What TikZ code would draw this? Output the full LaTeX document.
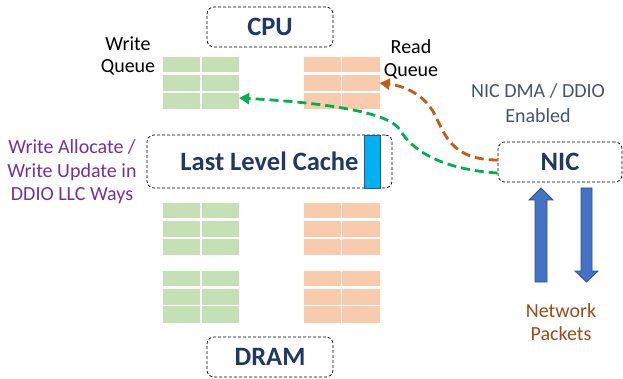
\documentclass[tikz,border=0pt]{standalone}
\usepackage{fontspec}
\setmainfont{Carlito}
\usetikzlibrary{arrows.meta,calc}
\definecolor{TitleClr}{HTML}{1F3864}
\definecolor{WriteClr}{HTML}{C5E0B4}
\definecolor{ReadClr}{HTML}{F8CBAD}
\definecolor{DdioClr}{HTML}{00B0F0}
\definecolor{EdgeClr}{HTML}{2F528F}
\definecolor{PktClr}{HTML}{4472C4}
\definecolor{GreenDmaClr}{HTML}{00B050}
\definecolor{OrangeDmaClr}{HTML}{C55A11}
\definecolor{NoteClr}{HTML}{44546A}
\definecolor{AllocClr}{HTML}{7030A0}
\definecolor{NetClr}{HTML}{9C4B17}

\begin{document}
\begin{tikzpicture}[x=1pt,y=-1pt,
  unitbox/.style={draw=black,densely dashed,line width=0.7pt,rounded corners=7pt,
    minimum height=40pt,inner sep=0pt,font=\fontsize{26.5}{30}\selectfont\bfseries,text=TitleClr},
  queue/.style={minimum width=76pt,minimum height=52pt,inner sep=0pt},
  txt/.style={align=center,inner sep=0pt,font=\fontsize{20}{22}\selectfont},
  dma/.style={line width=2.8pt,dash pattern=on 9pt off 5pt,-{Triangle[length=10pt,width=11pt]}},
  packet/.style={fill=PktClr,draw=EdgeClr,line width=0.8pt}]

\useasboundingbox (0,0) rectangle (623,379);

\node[unitbox,minimum width=126pt] (cpu) at (270,27) {CPU};
\node[unitbox,minimum width=126pt] (dram) at (270,357) {DRAM};
\node[unitbox,minimum width=245pt,minimum height=53pt] (llc) at (269.5,161.5) {Last Level Cache};
\node[fill=DdioClr,draw=EdgeClr,line width=0.8pt,minimum width=16pt,minimum height=53pt,inner sep=0pt] (ddio) at (372,161.5) {};
\node[unitbox,minimum width=124pt] (nic) at (560,162) {NIC};

\foreach \name/\x/\y/\clr in {wq1/201/83/WriteClr,rq1/341.5/83/ReadClr,
  wq2/201/229/WriteClr,rq2/341.5/229/ReadClr,wq3/201/296.5/WriteClr,rq3/341.5/296.5/ReadClr}{
  \node[queue,fill=\clr] (\name) at (\x,\y) {};
  \draw[white,line width=1.5pt] (\name.north) -- (\name.south);
  \draw[white,line width=3pt] ($(\name.west)+(0,-9)$) -- ($(\name.east)+(0,-9)$);
  \draw[white,line width=1.5pt] ($(\name.west)+(0,9)$) -- ($(\name.east)+(0,9)$);
}

\node[txt] (wlabel) at (128,56) {Write\\Queue};
\node[txt,font=\fontsize{20}{23}\selectfont] (rlabel) at (411,59) {Read\\Queue};
\node[txt,text=NoteClr,font=\fontsize{20}{25}\selectfont] (dmalabel) at (538,103) {NIC DMA / DDIO\\Enabled};
\node[txt,text=AllocClr,font=\fontsize{20}{23.5}\selectfont] (alloc) at (72,172) {Write Allocate /\\Write Update in\\DDIO LLC Ways};
\node[txt,text=NetClr,font=\fontsize{20}{23.5}\selectfont] (netlabel) at (561,322) {Network\\Packets};

\draw[dma,OrangeDmaClr] ([yshift=2pt]nic.west) .. controls (452,160) and (445,135) .. (435,115)
  .. controls (425,95) and (405,86) .. (rq1.east);
\draw[dma,GreenDmaClr] ([yshift=-11pt]nic.west) .. controls (450,170) and (415,155) .. (400,130)
  .. controls (390,113) and (330,103) .. ([yshift=-15pt]wq1.east);

\filldraw[packet] (535,282) -- (535,200) -- (529,200) -- (541,188) -- (553,200) -- (547,200) -- (547,282) -- cycle;
\filldraw[packet] (581,188) -- (581,271) -- (575,271) -- (586.5,282) -- (598,271) -- (592,271) -- (592,188) -- cycle;

\end{tikzpicture}
\end{document}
-=-=-
▶ Your instructions
Each line from the top of the material through the line containing "width=124pt] (nic) at" should be reproduced exactly; please drop any images.

▶ Reply to the exercise
What TikZ code would draw this? Output the full LaTeX document.
\documentclass[tikz,border=0pt]{standalone}
\usepackage{fontspec}
\setmainfont{Carlito}
\usetikzlibrary{arrows.meta,calc}
\definecolor{TitleClr}{HTML}{1F3864}
\definecolor{WriteClr}{HTML}{C5E0B4}
\definecolor{ReadClr}{HTML}{F8CBAD}
\definecolor{DdioClr}{HTML}{00B0F0}
\definecolor{EdgeClr}{HTML}{2F528F}
\definecolor{PktClr}{HTML}{4472C4}
\definecolor{GreenDmaClr}{HTML}{00B050}
\definecolor{OrangeDmaClr}{HTML}{C55A11}
\definecolor{NoteClr}{HTML}{44546A}
\definecolor{AllocClr}{HTML}{7030A0}
\definecolor{NetClr}{HTML}{9C4B17}

\begin{document}
\begin{tikzpicture}[x=1pt,y=-1pt,
  unitbox/.style={draw=black,densely dashed,line width=0.7pt,rounded corners=7pt,
    minimum height=40pt,inner sep=0pt,font=\fontsize{26.5}{30}\selectfont\bfseries,text=TitleClr},
  queue/.style={minimum width=76pt,minimum height=52pt,inner sep=0pt},
  txt/.style={align=center,inner sep=0pt,font=\fontsize{20}{22}\selectfont},
  dma/.style={line width=2.8pt,dash pattern=on 9pt off 5pt,-{Triangle[length=10pt,width=11pt]}},
  packet/.style={fill=PktClr,draw=EdgeClr,line width=0.8pt}]

\useasboundingbox (0,0) rectangle (623,379);

\node[unitbox,minimum width=126pt] (cpu) at (270,27) {CPU};
\node[unitbox,minimum width=126pt] (dram) at (270,357) {DRAM};
\node[unitbox,minimum width=245pt,minimum height=53pt] (llc) at (269.5,161.5) {Last Level Cache};
\node[fill=DdioClr,draw=EdgeClr,line width=0.8pt,minimum width=16pt,minimum height=53pt,inner sep=0pt] (ddio) at (372,161.5) {};
\node[unitbox,minimum width=124pt] (nic) at (560,162) {NIC};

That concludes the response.